J. Barkley Rosser, Jr. Harrisonburg, Va.

2 comments:

rosserjb@jmu.edu said...

I note that the Saudis are now officially supporting the nuclear deal with Iran, agreeing that it puts serouis limits on any possible efforts by Iran to gain nuclear weapons, although this change of stance is barely being noticed in the US media, which continues to lump the Saudis in with the Israelis as opposing the agreement.

I shall note that it was not just the Korean situation Bush messed up in terms of controlling nuclear weapons, but Iran itself. Several European states negotiated a possible agreement with Iran in 2005, but the Bush administration brushed it aside and tightened sanctions.
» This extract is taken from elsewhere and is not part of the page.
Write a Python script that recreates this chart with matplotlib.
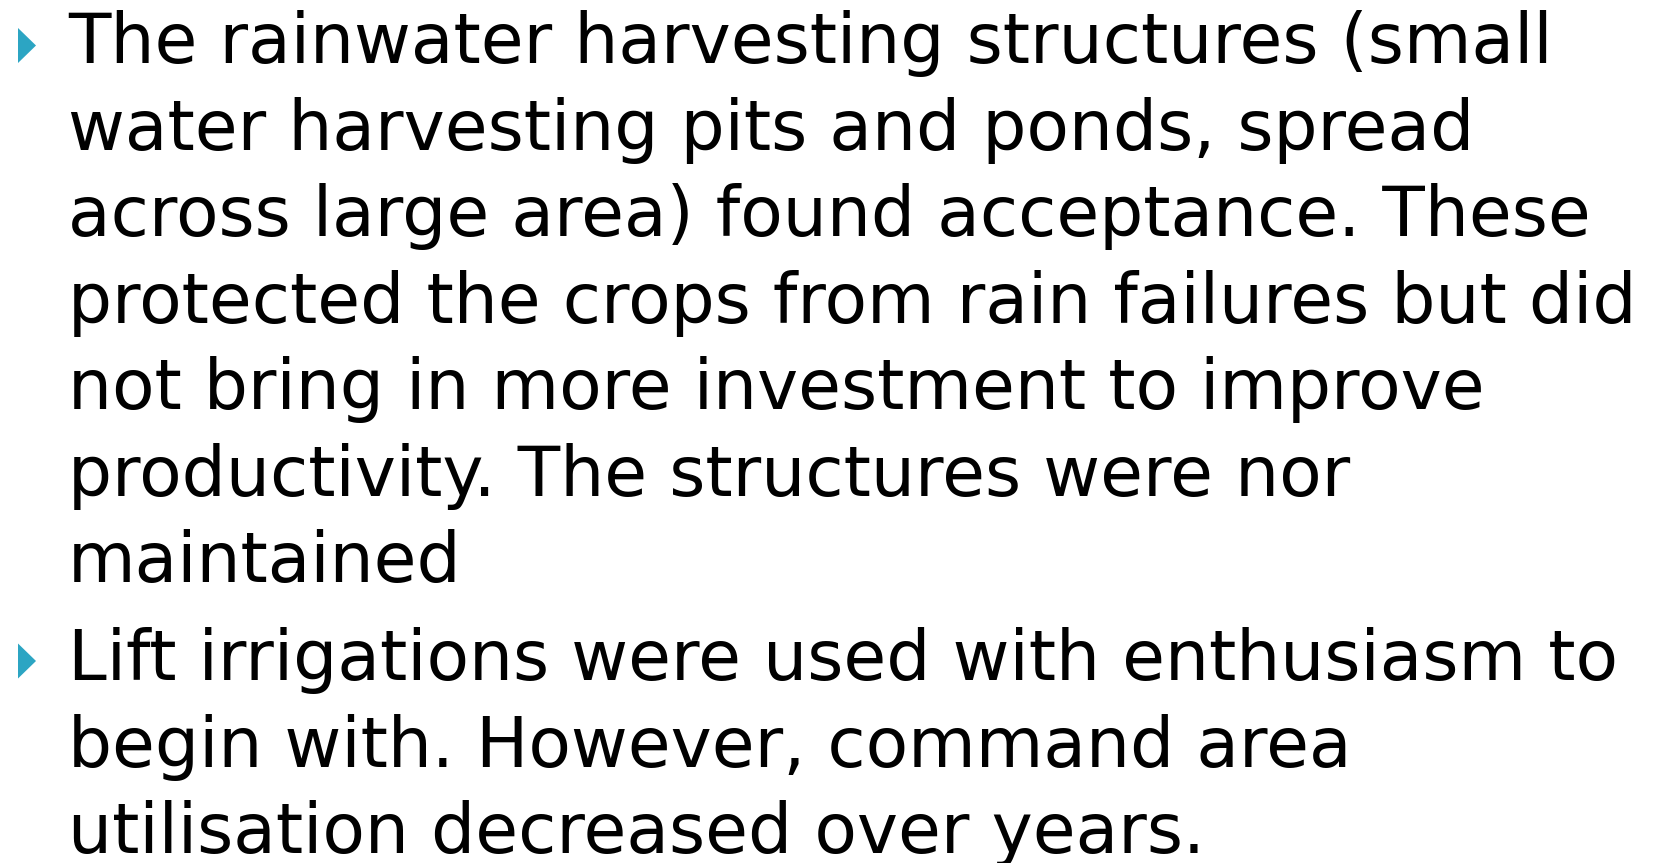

The upshot was that rather than caving the Iranians boosted their number of centrifuges from 200 to a scary 20,000, along with advancing their missile delivery capabilities, all the while holding to Khameini's fatwa to refrain from directly pursuing a nuclear bomb. That Bush move certainly did not pan out at all, and the clowns in the US Congress declaring that walking away from the deal will lead to tighter sanctions and a better deal are just in la la land.

BTW, I heard on the radio that Thomas Sowell, who I consider to be a serious and intelligent scholar, if one I do not always agree with, has declared this deal to the be the "worst foreign policy decision made in all human history." Really. Has the man completely lost his mind? Accordign to him the second worst was the Ming dynasty decsion in 1443 to end further exploratory voyages by its seamen. Wow, and I thought this discussion could not get any stupider or crazier.

Jack said...

Does Mr. Sowell believe that it is a decision worse than those made by the Bush administration to start two wars in the middle east with adversaries who did not actually wage an aggressive policy against the U.S.? Now there is barely talk about al Qaeda or the Taliban. Does Sowell believe that a direct attack on Iran by the U.S. or Israel is really the better way to proceed?